Na linha do apelo à envolvência com a exposição e à participação de quem a visita, a Sala das Caldeiras coloca novo desafio. Um “onde está o Wally” artístico.
“É um convite a encontrar peças na sala de máquinas e carvão do espaço industrial”. “Num espaço com limitações e condicionantes, e daí a suspensão de algumas obras, deixámo-lo respirar e escolhemos as obras que se adaptaram”, explica o curador, debaixo de um martelar que reflete a “questão sonora existente nesta indústria”.
Um olhar sobre os caminhos de Lisboa de um fotógrafo que veio do Porto
Como porta de entrada na exposição da FLAD, patente até dia 25 de janeiro de 2021, no MAAT, “Ballad of Today”, de André Cepeda, é um retrato sobre os caminhos da cidade de Lisboa. O autor, nascido em Coimbra, vagabundeou o mundo, do Brasil, à Holanda, passou pela Bélgica, até aterrar no Porto, cidade que antecedeu a viagem até à capital.
80 fotografias, a cor e a preto e branco, mostram a forma como André Cepeda vasculhou e se infiltrou, durante três anos, em Lisboa. “Não foi fácil, num lugar não conhecido. Necessito de entender o território e ter familiaridade com a cidade”, assumiu, na abertura da caminhada, em círculo, na Central Tejo, onde está patente igualmente até 25 de janeiro de 2021.
Observam-se pessoas, fragmentos de casas, diferentes vizinhanças, vistas para o Aqueduto, árvores e caminhos sem fim. “É um ser humano a tentar conquistar um lugar em muitas caminhadas. São fotografias de pessoas a caminhar e o fotógrafo vai atrás de outros seres humanos que fazem o mesmo que André: caminhar”, resume Urs Stabel, curador.
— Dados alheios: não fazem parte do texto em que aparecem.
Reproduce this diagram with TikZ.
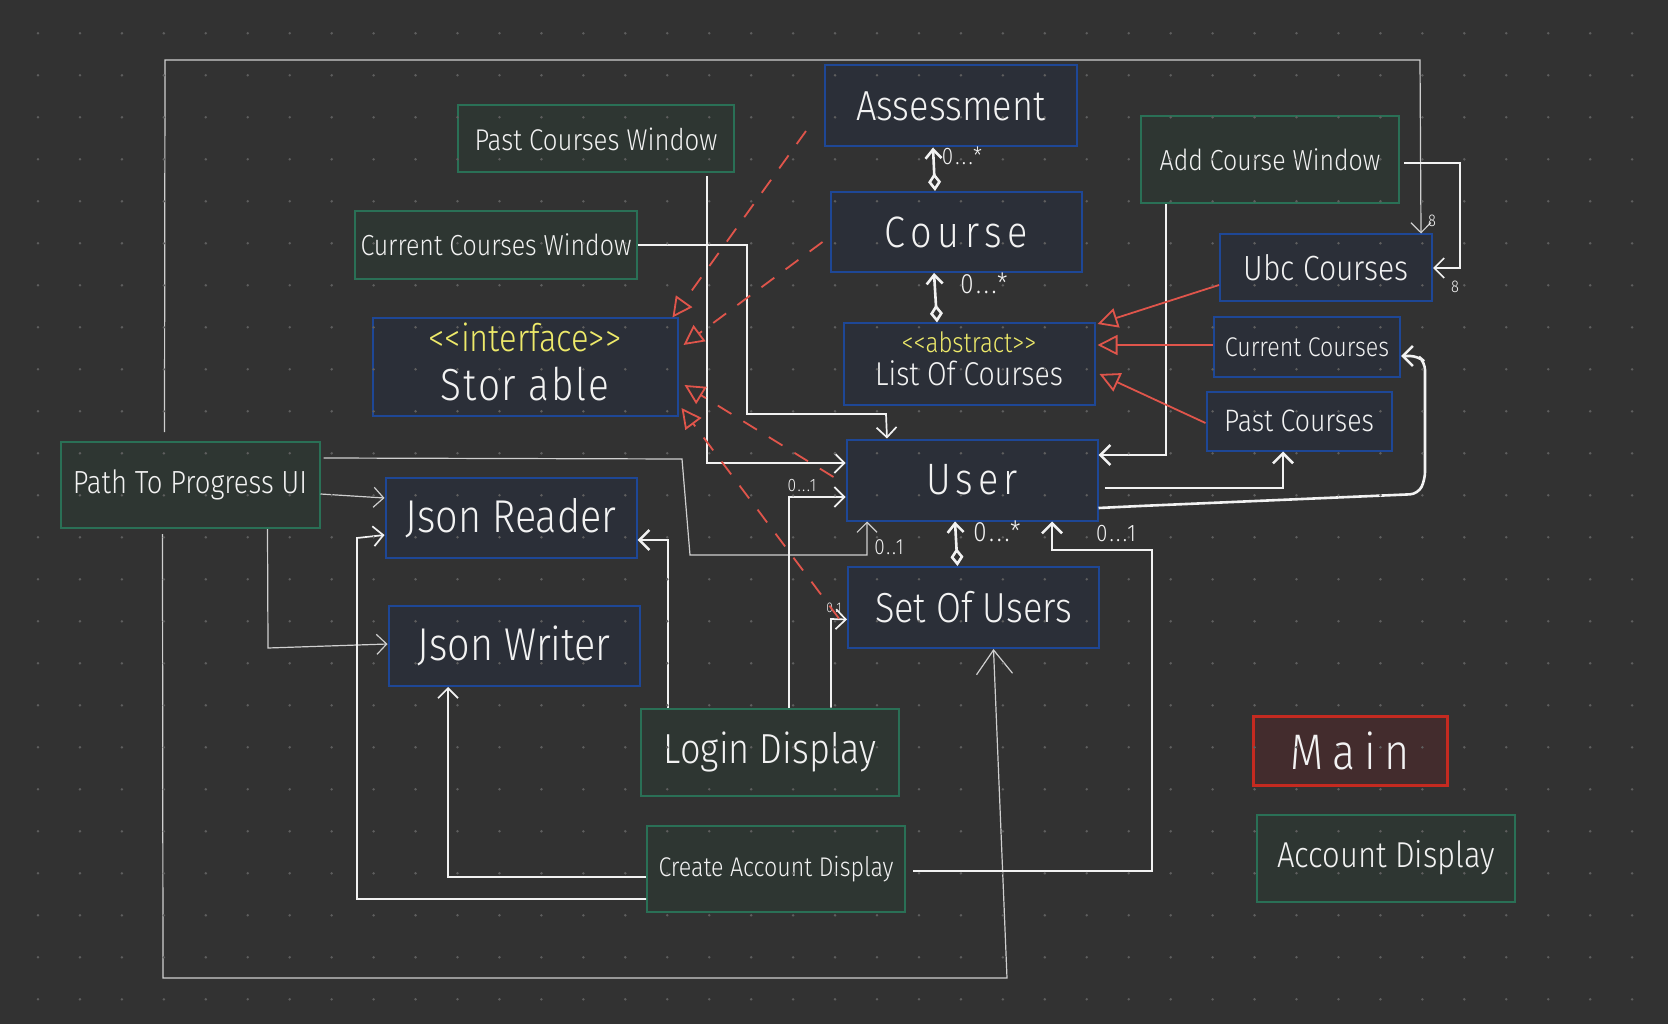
\documentclass[tikz,border=0pt]{standalone}
\usepackage{fontspec}
\setmainfont{Fira Sans Light}[FakeStretch=0.86]
\usetikzlibrary{arrows.meta}
\definecolor{bgc}{HTML}{323232}
\definecolor{dotc}{HTML}{5E5E5E}
\definecolor{blueF}{HTML}{2B2F38}
\definecolor{blueB}{HTML}{1E4796}
\definecolor{greenF}{HTML}{2E3632}
\definecolor{greenB}{HTML}{2A7056}
\definecolor{redF}{HTML}{432C2D}
\definecolor{redB}{HTML}{C52A20}
\definecolor{inkc}{HTML}{F2F2F2}
\definecolor{grayln}{HTML}{CFCFCF}
\definecolor{realc}{HTML}{E0554B}
\definecolor{yelc}{HTML}{EEEA6A}
\newcommand\hsz[1]{\fontsize{#1}{#1}\selectfont}
\newcommand\lsp[1]{\addfontfeature{LetterSpace=#1}}
\begin{document}
\begin{tikzpicture}[x=1pt,y=-1pt,
  box/.style={rectangle, line width=2pt, inner sep=0pt, text=inkc, align=center},
  cls/.style={box, draw=blueB, fill=blueF},
  gui/.style={box, draw=greenB, fill=greenF},
  mainbox/.style={box, draw=redB, fill=redF, line width=3pt},
  wire/.style={draw=inkc, line width=1.7pt},
  fine/.style={draw=grayln, line width=1.2pt},
  heavy/.style={draw=inkc, line width=2.6pt},
  realize/.style={draw=realc, line width=1.8pt, dash pattern=on 16pt off 14pt},
  inherit/.style={draw=realc, line width=1.8pt},
  opn/.style={-{Straight Barb[length=10pt,width=20pt]}},
  tri/.style={-{Triangle[open,length=20pt,width=20pt,line width=1.8pt]}},
  agg/.style={{Diamond[open,length=18pt,width=13pt]}-{Straight Barb[length=9pt,width=16pt]}},
  mult/.style={text=inkc, inner sep=0pt},
]
\fill[bgc] (0,0) rectangle (1668,1024);
\useasboundingbox (0,0) rectangle (1668,1024);

% classes
\node[cls, minimum width=252pt, minimum height=81pt, font=\hsz{42}] (asm) at (951,106) {Assessment};
\node[cls, minimum width=251pt, minimum height=80pt, font=\hsz{44}\lsp{13}] (crs) at (956,232) {Course};
\node[cls, minimum width=251pt, minimum height=81pt, font=\hsz{33}] (loc) at (969,364) {{\color{yelc}\hsz{28}<{}<abstract>{}>}\\[0pt]List Of Courses\rule[-10pt]{0pt}{10pt}};
\node[cls, minimum width=251pt, minimum height=81pt, font=\hsz{44}\lsp{11}] (usr) at (972,480) {User};
\node[cls, minimum width=251pt, minimum height=81pt, font=\hsz{42}] (sou) at (973.5,607.5) {Set Of Users};
\node[cls, minimum width=212pt, minimum height=67pt, font=\hsz{35}] (ubc) at (1326,268) {Ubc Courses};
\node[cls, minimum width=186pt, minimum height=60pt, font=\hsz{27}] (cur) at (1307,347) {Current Courses};
\node[cls, minimum width=185pt, minimum height=59pt, font=\hsz{31}] (pst) at (1299,421) {Past Courses};
\node[cls, minimum width=305pt, minimum height=97pt, font=\hsz{45}\lsp{4}] (sto) at (525,367) {{\color{yelc}\hsz{38}\lsp{0}<{}<interface>{}>}\\[4pt]Stor able\rule[-10pt]{0pt}{10pt}};
\node[cls, minimum width=251pt, minimum height=80pt, font=\hsz{46}] (jr) at (511,518) {Json Reader};
\node[cls, minimum width=251pt, minimum height=80pt, font=\hsz{46}] (jw) at (514,646) {Json Writer};

% gui
\node[gui, minimum width=258pt, minimum height=87pt, font=\hsz{29}] (acw) at (1270,160) {Add Course Window};
\node[gui, minimum width=276pt, minimum height=67pt, font=\hsz{30}] (pcw) at (596,139) {Past Courses Window};
\node[gui, minimum width=282pt, minimum height=68pt, font=\hsz{29}] (ccw) at (496,245) {Current Courses Window};
\node[gui, minimum width=259pt, minimum height=86pt, font=\hsz{32}] (ptp) at (190,485) {Path To Progress UI};
\node[gui, minimum width=258pt, minimum height=87pt, font=\hsz{42}] (ld) at (770,752) {Login Display};
\node[gui, minimum width=258pt, minimum height=86pt, font=\hsz{27}] (cad) at (776,869) {Create Account Display};
\node[gui, minimum width=258pt, minimum height=87pt, font=\hsz{36}] (ad) at (1386,858) {Account Display};
\node[mainbox, minimum width=194pt, minimum height=69pt, font=\hsz{50}\lsp{18}] (main) at (1350,751) {Main};

% frame connectors
\draw[fine, opn] ([xshift=105pt,yshift=9pt]ptp.north west) -- (165,60) -- (1420,60) -- ([xshift=-12pt]ubc.north east);
\node[mult, font=\hsz{17}] (n8a) at (1432,221) {8};
\draw[fine, -{Straight Barb[length=24pt,width=36pt]}] ([xshift=103pt,yshift=-5pt]ptp.south west) -- (163,978) -- (1007,978) -- ([xshift=20pt]sou.south);
\draw[fine, opn] ([yshift=-9pt]ptp.east) -- ([yshift=20pt]jr.west);
\draw[fine, opn] ([xshift=208pt]ptp.south west) -- (268,648) -- ([yshift=2pt]jw.west);
\draw[fine, opn] ([xshift=3pt,yshift=-17pt]ptp.north east) -- (682,459) -- (690,555) -- (867,555) -- ([xshift=-105pt]usr.south);
\node[mult, font=\hsz{22}\lsp{8}] (m01a) at (889,547) {0..1};

% windows
\draw[wire, opn] ([xshift=111pt,yshift=-3pt]pcw.south) -- (707,463) -- ([yshift=17pt]usr.west);
\draw[wire, opn] (ccw.east) -- (747,245) -- (747,414) -- (886,414) -- ([xshift=-85pt]usr.north);
\draw[wire, opn] ([xshift=4pt,yshift=-3pt]acw.east) -- (1460,163) -- (1460,268) -- (ubc.east);
\node[mult, font=\hsz{17}] (n8b) at (1455,287) {8};
\draw[heavy, opn] ([xshift=-104pt]acw.south) -- (1166,455) -- ([yshift=25pt]usr.east);

% user associations
\draw[heavy, opn] ([xshift=6pt,yshift=-8pt]usr.east) -- (1283,488) -- ([xshift=-16pt]pst.south);
\draw[heavy, opn, rounded corners=8pt] ([yshift=-28pt]usr.east) -- (1140,506) -- (1418,494) -- (1425,480) -- (1425,362) -- (1418,356) -- ([yshift=-9pt]cur.east);

% aggregations
\draw[heavy, agg] ([xshift=-21pt]crs.north) -- ([xshift=-18pt]asm.south);
\node[mult, font=\hsz{24}\lsp{10}] (m1) at (962,156) {0...*};
\draw[heavy, agg] ([xshift=-32pt]loc.north) -- ([xshift=-22pt]crs.south);
\node[mult, font=\hsz{28}\lsp{10}] (m2) at (984,283) {0...*};
\draw[heavy, agg] ([xshift=-16pt]sou.north) -- ([xshift=-17pt]usr.south);
\node[mult, font=\hsz{28}\lsp{10}] (m3) at (997,531) {0...*};

% displays
\draw[heavy, opn] ([xshift=7pt,yshift=-2pt]cad.east) -- (1152,871) -- (1152,550) -- (1052,550) -- ([xshift=80pt]usr.south);
\node[mult, font=\hsz{24}\lsp{10}] (m4) at (1116,534) {0...1};
\draw[heavy, opn] ([xshift=-102pt]ld.north) -- (668,540) -- ([yshift=-22pt]jr.east);
\draw[wire, opn] ([xshift=19pt]ld.north) -- (789,497) -- ([yshift=-17pt]usr.west);
\node[mult, font=\hsz{18}\lsp{8}] (m5) at (802,486) {0...1};
\draw[wire, opn] ([xshift=61pt]ld.north) -- (831,619) -- ([yshift=-12pt]sou.west);
\node[mult, font=\hsz{14}] (m6) at (834,608) {0..1};
\draw[wire, opn] ([yshift=-8pt]cad.west) -- (448,877) -- ([xshift=-66pt]jw.south);
\draw[wire, opn] ([yshift=-30pt]cad.west) -- (357,899) -- (357,538) -- ([yshift=-17pt]jr.west);

% realizations
\draw[realize, tri] ([xshift=-18pt,yshift=-25pt]asm.west) -- ([xshift=-6pt]sto.north east);
\draw[realize, tri] ([xshift=-7pt,yshift=-10pt]crs.west) -- ([xshift=5pt,yshift=22pt]sto.east);
\draw[realize, tri] ([xshift=-12pt,yshift=3pt]usr.west) -- ([xshift=6pt,yshift=-18pt]sto.east);
\draw[realize, tri] ([xshift=-8pt,yshift=-11pt]sou.west) -- ([xshift=3pt,yshift=-41pt]sto.east);

% inheritance
\draw[inherit, tri] ([yshift=-17pt]ubc.west) -- ([xshift=2pt,yshift=40pt]loc.east);
\draw[inherit, tri] ([yshift=2pt]cur.west) -- ([xshift=2pt,yshift=19pt]loc.east);
\draw[inherit, tri] ([yshift=-2pt]pst.west) -- ([xshift=4pt,yshift=-10pt]loc.east);

% dot grid
\foreach \i in {0,...,38} \foreach \j in {0,...,23}
  \fill[dotc] (38+41.95*\i, 33.3+42*\j) circle (1.4pt);
\end{tikzpicture}
\end{document}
“É a visão dele. O toque dele em casa esquina. Transforma o cheiro e o som da cidade, em fotografias”, continua chamando à conversa Robert Frank, que também “caminhava pelas cidades”.
“É um novo território que tento construir algo que não existe a não ser para mim. É o meu interesse. Não é sobre mim. E sobre nós”, finaliza André Cepeda que replicou o trabalho num livro homónimo, publicado esta semana.